Glenn Sample Ely - Southwestern Historical Quarterly CXXVIII, no. 3 (January 2025): 319-320.
Immediately after launching into this work, the reader is confronted with a vexing question. How does one write a successful biography when there is a paucity of information about their subject? This is the conundrum that author Timothy E. Green faces when he first considered writing the fantastical story of his ancestor Isaac Slover (1777-1854). Slover, a quintessential American mountain man, was illiterate and left behind no journal or letters to help provide an intimate glimpse into his makeup and mettle. His biographer Green is left to assemble a composite portrait of this restless and reckless individual from scraps and snippets in the historical record. As a result, this work contains many suppositions to flesh out context and detail about Slover’s life. Green employs phrases such as “probably,” “may have,” “we are left to informer,” and “we do not know for sure” throughout the narration.
With all that said, Green should be commended for his impressive and substantial scholarship, including sixty-two pages of detailed notes and an extensive bibliography. He leaves no stone unturned in his determined search for information about Slover and his various frontier incarnations as farmer, Indian fighter, woodsman, wanderer, grizzly hunter, trapper, soldier, loyal friend, husband, and father. Throughout the story, the reader is constantly amazed at Slover’s unslakable thirst for westerly wandering and his predilection for danger and the unknown. He sets forth on trapping expeditions lasting months at a time, occasionally doing very well but at other times losing thousands of dollars in furs and pelts because of unforeseen circumstances. Eventually, the reader loses count of Slover’s numerous scrapes with death, which includes battling Native Americans, grizzlies, interlopers, and harsh elements.
Besides his harrowing and sometimes death-defying experiences, Slover’s story is compelling because of its larger regional and national context that includes the Revolutionary War, War of 1812, life in the American Southwest under Spanish and American control, the Mexican War, and the Gold Rush. Green notes that Slover is “both witness and denizen of multiple frontiers.” (p. xiii) His life provides new perspectives and explorations of American identity in the eighteenth and nineteenth centuries, with “its ethnic and racial turmoil, its exploitation [of natural resources and the environment], . . . [and] its revelation of humanity’s capacity for courage and endurance and savagery.” (p. xiii)

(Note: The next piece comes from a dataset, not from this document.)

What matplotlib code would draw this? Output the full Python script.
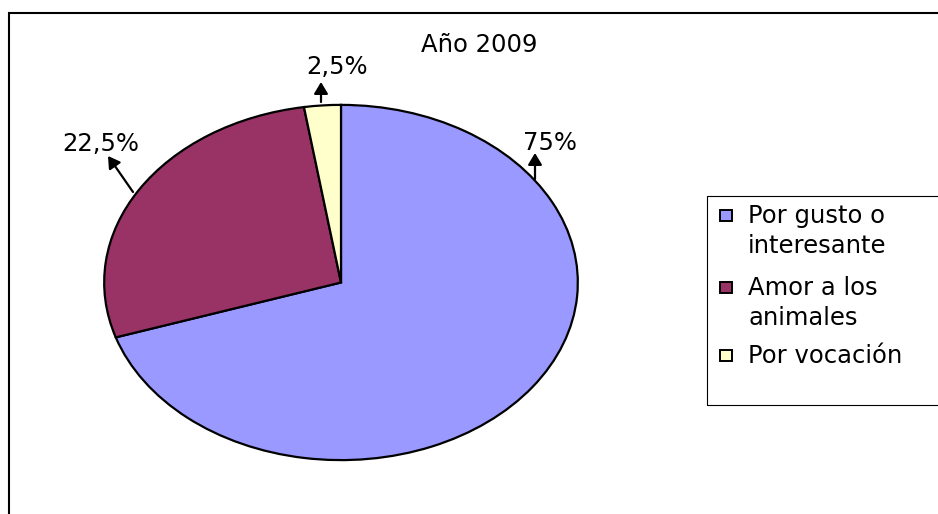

Green is a South Plains native who now lives in Austin, Texas. He earned his Ph.D. from Texas Tech University and subsequently taught writing and literature at various universities and colleges for almost 50 years. He retired from his last position, at St. Edward’s University, in 2015. While The Edge Rover has only a few references to the Lone Star State, it contains much that will captive the aficionados of southwestern history. Green clearly has taken much of his long experience teaching literature and writing to heart. He is an accomplished writer and this polished, well-crafted work shines throughout. It is highly recommended.